Doing the same install on OL 8.9 with OV 4.4, however, did work just fine and I was even
able to update to 4.5 afterwards, which was a nice surprise...
...that I could not repeat on my physical test farm using three Atoms. There switching to
the UEK kernel on the hosts caused issues, hosts were becoming unresponsive, file systems
inaccessible, even if they were perfectly fine at the Gluster CLI level and in the end the
ME VM simply would not longer start. Switching back to the Redhat kernel resolved things
there.
In short, switching between the Redhat kernel and UEK, which should be 100% transparent to
all things userland including hypervisors, doesn't work.

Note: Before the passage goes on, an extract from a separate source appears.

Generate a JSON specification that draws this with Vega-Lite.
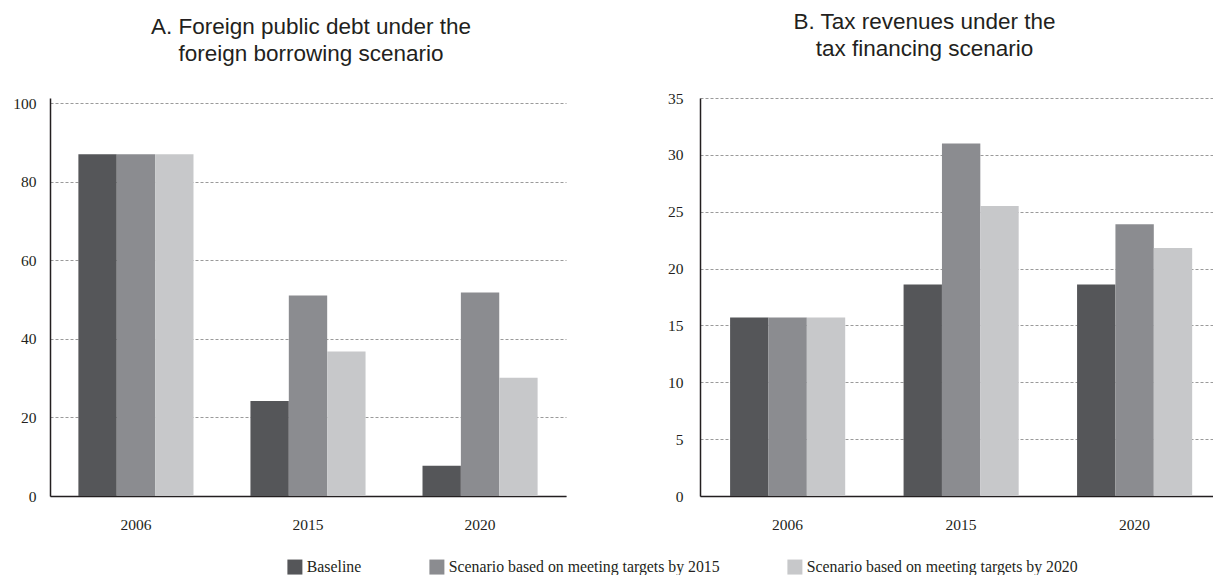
{
  "$schema": "https://vega.github.io/schema/vega-lite/v6.json",
  "background": "white",
  "padding": {"left": 12, "top": 10, "right": 0, "bottom": 0},
  "data": {"values": [
    {"panel": "A", "year": "2006", "scenario": "Baseline", "value": 87},
    {"panel": "A", "year": "2006", "scenario": "Scenario based on meeting targets by 2015", "value": 87},
    {"panel": "A", "year": "2006", "scenario": "Scenario based on meeting targets by 2020", "value": 87},
    {"panel": "A", "year": "2015", "scenario": "Baseline", "value": 24.2},
    {"panel": "A", "year": "2015", "scenario": "Scenario based on meeting targets by 2015", "value": 51},
    {"panel": "A", "year": "2015", "scenario": "Scenario based on meeting targets by 2020", "value": 36.8},
    {"panel": "A", "year": "2020", "scenario": "Baseline", "value": 7.7},
    {"panel": "A", "year": "2020", "scenario": "Scenario based on meeting targets by 2015", "value": 51.8},
    {"panel": "A", "year": "2020", "scenario": "Scenario based on meeting targets by 2020", "value": 30.1},
    {"panel": "B", "year": "2006", "scenario": "Baseline", "value": 15.7},
    {"panel": "B", "year": "2006", "scenario": "Scenario based on meeting targets by 2015", "value": 15.7},
    {"panel": "B", "year": "2006", "scenario": "Scenario based on meeting targets by 2020", "value": 15.7},
    {"panel": "B", "year": "2015", "scenario": "Baseline", "value": 18.6},
    {"panel": "B", "year": "2015", "scenario": "Scenario based on meeting targets by 2015", "value": 31},
    {"panel": "B", "year": "2015", "scenario": "Scenario based on meeting targets by 2020", "value": 25.5},
    {"panel": "B", "year": "2020", "scenario": "Baseline", "value": 18.6},
    {"panel": "B", "year": "2020", "scenario": "Scenario based on meeting targets by 2015", "value": 23.9},
    {"panel": "B", "year": "2020", "scenario": "Scenario based on meeting targets by 2020", "value": 21.8}
  ]},
  "spacing": 101,
  "config": {
    "view": {"stroke": null},
    "axis": {
      "labelFont": "Liberation Serif", "labelFontSize": 15.5, "labelColor": "#231f20",
      "domainColor": "#231f20", "domainWidth": 1.5, "ticks": false, "tickSize": 0,
      "title": null
    },
    "axisY": {"gridDash": [3, 2], "gridColor": "#9a9a9a", "gridWidth": 1, "labelPadding": 14},
    "axisX": {"grid": false, "labelPadding": 21, "labelAngle": 0},
    "title": {"font": "Liberation Sans", "fontSize": 22.5, "fontWeight": "normal", "color": "#231f20", "lineHeight": 27, "anchor": "middle", "frame": "group"},
    "legend": {"labelFont": "Liberation Serif", "labelFontSize": 15.8, "labelColor": "#231f20", "symbolType": "square", "symbolSize": 225, "symbolStrokeWidth": 0, "labelOffset": 4, "columnPadding": 67, "padding": 0, "labelLimit": 400}
  },
  "hconcat": [
    {
      "title": {"text": ["A. Foreign public debt under the", "foreign borrowing scenario"], "offset": 31, "dx": 3},
      "width": 516, "height": 398,
      "transform": [{"filter": "datum.panel == 'A'"}],
      "mark": {"type": "bar"},
      "encoding": {
        "x": {"field": "year", "type": "nominal", "scale": {"paddingInner": 0.331, "paddingOuter": 0.165}},
        "xOffset": {"field": "scenario", "type": "nominal", "sort": ["Baseline", "Scenario based on meeting targets by 2015", "Scenario based on meeting targets by 2020"]},
        "y": {"field": "value", "type": "quantitative", "scale": {"domain": [0, 101.3], "nice": false}, "axis": {"values": [0, 20, 40, 60, 80, 100]}},
        "color": {"field": "scenario", "type": "nominal", "title": null,
          "scale": {"domain": ["Baseline", "Scenario based on meeting targets by 2015", "Scenario based on meeting targets by 2020"], "range": ["#555659", "#8b8c90", "#c7c8ca"]},
          "legend": {"orient": "none", "direction": "horizontal", "legendX": 237, "legendY": 461}}
      }
    },
    {
      "title": {"text": ["B. Tax revenues under the", "tax financing scenario"], "offset": 31, "dx": -32},
      "width": 513, "height": 398,
      "transform": [{"filter": "datum.panel == 'B'"}],
      "mark": {"type": "bar"},
      "encoding": {
        "x": {"field": "year", "type": "nominal", "scale": {"paddingInner": 0.337, "paddingOuter": 0.147, "align": 0.59}},
        "xOffset": {"field": "scenario", "type": "nominal", "sort": ["Baseline", "Scenario based on meeting targets by 2015", "Scenario based on meeting targets by 2020"]},
        "y": {"field": "value", "type": "quantitative", "scale": {"domain": [0, 35], "nice": false}, "axis": {"values": [0, 5, 10, 15, 20, 25, 30, 35], "labelPadding": 17}},
        "color": {"field": "scenario", "type": "nominal"}
      }
    }
  ]
}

But my attempts to go with a clean install of 4.5 on a Redhat kernel or UEK is also facing
issues. So far the only thing that has worked was a single node HCI install using UEK and
OV 4.5 and upgrading to OV 4.5 on a virtualized triple node OV 4.4 HCI cluster.
Anyone else out there trying these things?
I was mostly determined to move to Proxmox VE, but Oracle's OV 4.5 seemed to be
handing a bit of a life-line to oVirt and the base architecture is just much more powerful
(or less manual) than Proxmox, which doesn't have a management engine.